I suspect he’ll end up at least my height, and probably closer to hers, but I don’t know if he’ll end up an inch and a half taller than her, and 3 inches taller than me.
Of course it’s not 100 percent accurate. It’s based on averages. I’m almost exactly the average of my parents’ heights- if the formula were 100% accurate, I’d be about two inches taller.
There’s probably more recent data by now, but this 2002 CDC report [PDF warning] says the average adult U.S. male is 5’9.6" and the average woman is 5’4.2." (They did stop collecting data when the subjects were 19.) That makes it pretty obvious most guys are going to be taller than their mothers. If you apply the formula posted upthread and assume two average-height people have one child of each gender who is also average-height, you get a son who will be 5’9.2" and a daughter who is 5’4.4." That is, you’d have a son who is a little shorter than his father but much taller than his mother and sister, and a daughter who is much shorter than her father and her brother and just a little taller than her mother.
I’m wondering why anyone would doubt this. It’s not like it’s any great secret that men in general tend to be significantly taller than women.
I am .5 inches taller than both parents -
well, I was a decade ago- now they are shrinking…
They were both 5’10" and I am 5’10 1/2"
I also understand that a child is approximately half its adult height when its aged two years. Assuming of course that it hasn’t any growth retarding illness at that time.
Does this match any parent’s observation?
I’m taller than my father, but not my mother. My brother (who has a different father) is taller than her.
Basically the differential in male and female heights is genetically determined, assuming proper nutrition to all concerned. Height genetically seems to be a trait that is due to several sets of genes that work together to determine height. Some genes make you taller than others. When you get genes from parents, on the average you get some talls and some shorts…but you may get only shorts from Mom and from Dad, or only talls from Mom and Dad…such are the benefits of sexual reproduction.
Males with identical height genes as females will grow taller. This appears to be the case when tall genes are in the presence of testosterone.
Of course, due to many factors such as nutrition and the genes present in populations (think pygmies and Masai), some females are taller than some males, but in all human populations, Males tend to be taller on average than females. There are many exceptions of course.
My daughter is exactly my wife’s height. My son is exactly my height.
Both are pissed off about it - my daughter would love to be taller (my wife is not tall), and my son doesn’t like being the tallest person around.
My father and mother are both 5’6" , give or take a 1/4 inch. I’m 6’ 2" . How did THAT happen?
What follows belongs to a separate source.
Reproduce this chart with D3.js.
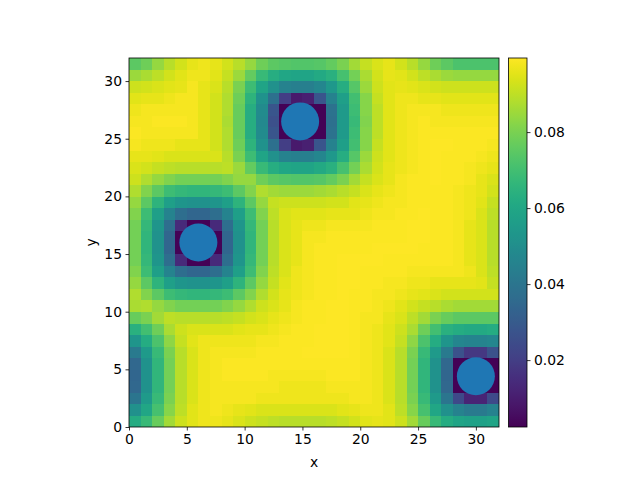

Strictly unscientific, but for whatever reason based on the informal observations I’ve made re parent/child pairs I’ve seen in my life, it always seemed to me that if the mother being tall had more impact on the son being tall.
Put another way i almost never saw tall mothers with short sons, but did see tall mothers with short daughters.
This may be a general average but individual children vary widely in height and so relying on this will give you some very gimpy results. It would predict my daughter to end up at 6’3" or so, which seems very unlikely.
My mother was the same height I am (5’4"). I don’t know how tall my father was.
My step-father was 5’2". My first half brother is 6’1", next is 5’8" half sister is 4’10" last half brother 5’2"
One must look beyond just the pervious generation.
My dad’s 5’10", my mom’s 5’8", so I should be just under 6’ by the formula. I’m 6’3".
My sister is 5’7", but she had knee surgery in sixth grade and had to have her growth plate closed before surgery. According to those tests they do when you are a kid, she was supposed to be 6’. (And it predicted me at 6’2", which is pretty good.)